For Ukraine’s partners, the forum offered a direct view into that transition.
Nordic officials and companies framed cooperation with Ukrainian units and manufacturers as a way to connect European industrial capacity with battlefield-tested requirements emerging from the Black Sea.
Speakers repeatedly returned to the same basic point: the decisive advantage is not any single platform, but the speed with which units, engineers and manufacturers can adapt systems to changing Russian defenses.
“Ukraine…has reshaped what we understand to be possible in maritime defence. Unmanned systems, asymmetric tactics, technology built fast and tested faster — this is the frontier of naval warfare, and it is happening here” said Esben Gadsbøll, co-founder of the Defense Innovation Highway.
During a keynote speech, Yuriy Kochevenko, commander of the Unmanned Surface Vehicle Division of the 412th Nemesis Brigade, pointed to the first downing of a Shahed drone by an interceptor drone launched from a surface platform as a sign that unmanned maritime systems are beginning to blur the line between naval warfare, air defense and drone operations.

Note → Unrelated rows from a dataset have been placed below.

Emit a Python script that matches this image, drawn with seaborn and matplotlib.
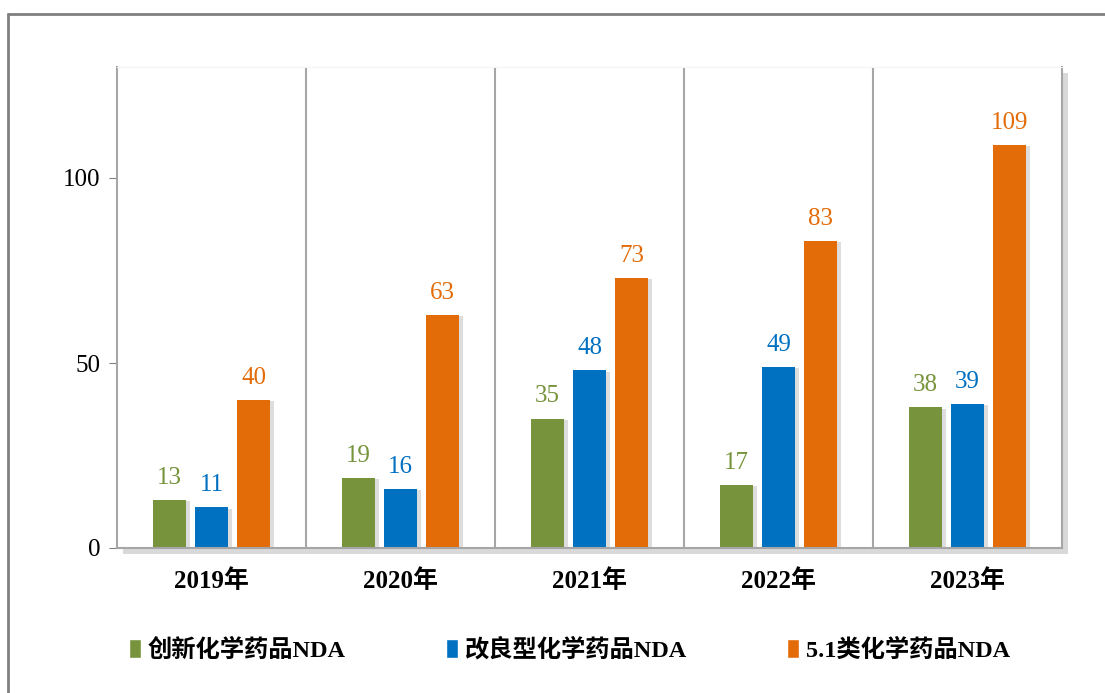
import pandas as pd
import seaborn as sns
import matplotlib.pyplot as plt
import matplotlib.patheffects as pe
from matplotlib.patches import Patch
from matplotlib.lines import Line2D

years = ["2019年", "2020年", "2021年", "2022年", "2023年"]
series = ["创新化学药品NDA", "改良型化学药品NDA", "5.1类化学药品NDA"]
innovative = [13, 19, 35, 17, 38]
improved = [11, 16, 48, 49, 39]
class51 = [40, 63, 73, 83, 109]
colors = ["#77933C", "#0070C0", "#E36C09"]

df = pd.DataFrame({
    "year": years * 3,
    "type": [series[0]] * 5 + [series[1]] * 5 + [series[2]] * 5,
    "value": innovative + improved + class51,
})

sns.set_style("white")
plt.rcParams["font.family"] = ["Liberation Serif", "Noto Sans CJK SC"]
plt.rcParams["text.color"] = "black"
plt.rcParams["xtick.color"] = "black"
plt.rcParams["ytick.color"] = "black"

fig = plt.figure(figsize=(11.05, 6.93), dpi=100)
ax = fig.add_axes([117 / 1105, 1 - 548 / 693, 945 / 1105, 481 / 693])

sns.barplot(data=df, x="year", y="value", hue="type", palette=colors,
            width=0.667, gap=0.21, legend=False, ax=ax, saturation=1,
            linewidth=0)

# bar shadows + value labels
for i, cont in enumerate(ax.containers):
    for bar in cont:
        bar.set_path_effects([pe.SimplePatchShadow(offset=(3, -1), alpha=0.18, shadow_rgbFace="#444444"),
                              pe.Normal()])
    ax.bar_label(cont, padding=8, color=colors[i], fontsize=18)

ax.set_xlim(-0.5, 4.5)
ax.set_ylim(0, 130)
ax.set_yticks([0, 50, 100])
ax.set_xlabel("")
ax.set_ylabel("")
ax.tick_params(axis="y", labelsize=18, left=True, length=6, color="#808080", pad=6, labelcolor="black")
ax.tick_params(axis="x", labelsize=18, bottom=False, pad=12, labelcolor="black")
for lbl in ax.get_xticklabels():
    lbl.set_fontweight("bold")

for x in [0.5, 1.5, 2.5, 3.5]:
    ax.axvline(x, color="#A6A6A6", lw=1.5, zorder=0)
for s in ["left", "right", "bottom"]:
    ax.spines[s].set_color("#A6A6A6")
    ax.spines[s].set_linewidth(1.5)
ax.spines["top"].set_color("#F4F4F4")
ax.patch.set_path_effects([pe.SimplePatchShadow(offset=(4, -4), alpha=0.22, shadow_rgbFace="#555555"),
                           pe.Normal()])

# outer border
fig.add_artist(Line2D([8 / 1105, 8 / 1105], [0, 1 - 14 / 693], transform=fig.transFigure,
                      color="#808080", lw=2))
fig.add_artist(Line2D([8 / 1105, 1], [1 - 14 / 693, 1 - 14 / 693], transform=fig.transFigure,
                      color="#808080", lw=2))

handles = [Patch(facecolor=c, label=s) for c, s in zip(colors, series)]
fig.legend(handles=handles, loc="center left", bbox_to_anchor=(107 / 1105, 1 - 650 / 693),
           ncol=3, frameon=False, prop={"size": 17.5, "weight": "bold"},
           handlelength=0.5, handleheight=0.8, handletextpad=0.25, columnspacing=4.15)

fig.savefig("out.png", dpi=100)
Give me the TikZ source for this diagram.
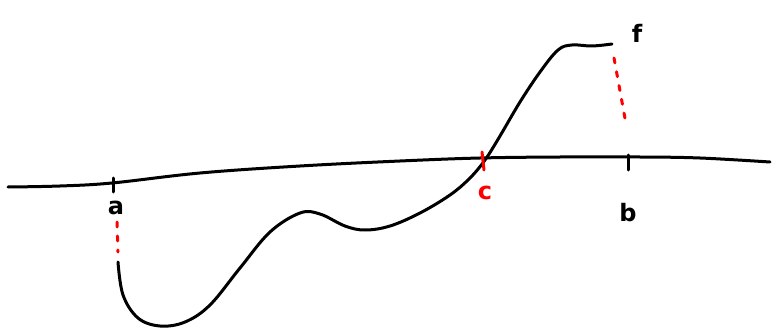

“We will never reach a final, static technical solution. A commander’s primary mission is to build a team that is agile, swift, and highly adaptable to emerging challenges. Ultimately, it is not the technology that secures victory – it is the people,” Kochevenko said.
Kochevenko also discussed how unmanned maritime platforms can extend the operational reach of aerial systems, including heavy bomber drones, allowing Ukrainian forces to threaten targets that would otherwise be difficult to reach from land-based launch points.
Panelists described future maritime drone operations less as the work of individual one-way attack boats and more as coordinated groups of unmanned systems, with different platforms configured for different roles. In such a formation, one USV might support air defense, another could launch FPVs or other aerial drones, while a third could carry a strike payload.
According to participants, one of the most critical operational challenges in the Black Sea is denying Russia freedom of action in the airspace above maritime operating areas.
“The enemy has built a layered defense in which it has involved absolutely every force and asset one can imagine. For example, during an operation, one unmanned boat can be targeted by three Lancets, two Sukhois, and one helicopter,” said Andriy Maksymenko, commander of the Ukrainian Navy’s Unmanned Systems Department.
‘Every formation of unmanned boats is unique’
That threat environment forces Ukrainian units to treat each maritime drone mission as a bespoke operation rather than a repeatable template. Formations can change shortly before launch based on weather, sea state, enemy aircraft activity, deception measures or updated intelligence.
“Every task is unique. Every formation of unmanned boats is unique,” Maksymenko said. “When you build or arrange a tactic or formation, you are guided by the information you have on the day of the operation. Therefore, the formation can be changed within an hour. Everything can be reconfigured and replanned because the situation has changed.”
During the second day of the forum, live tech demonstrations were conducted at a testing ground near Kyiv, where Ukrainian maritime drone developers showed systems to foreign delegations, investors and military representatives. The demonstrations underlined the central premise of the event: Ukraine’s maritime drone sector is no longer only seeking donations or finished foreign systems, but deeper integration with partners able to support production, payload development, testing and procurement.
Norwegian company Maritime Robotics demonstrated their Sentry Target USV before donating to a Ukrainian frontline operational unit, according to organizers. The company said the system’s payload capacity, upgradeability and experience in Arctic conditions made it suitable for operational use.
The Nordic presence at the event also pointed to a wider defense-industrial strategy. Organizers and speakers cited the so-called Danish model of defense procurement, under which international funding is directed to Ukrainian manufacturers, as a possible template for scaling maritime unmanned capabilities. In the naval domain, that approach could help reduce delivery timelines while allowing foreign partners to support Ukrainian systems already shaped by operational feedback.
The challenge now is whether Ukraine and its partners can scale that process without slowing it down. The Black Sea campaign has relied heavily on rapid iteration between operators and engineers, but larger production runs, foreign financing and multinational cooperation bring their own challenges.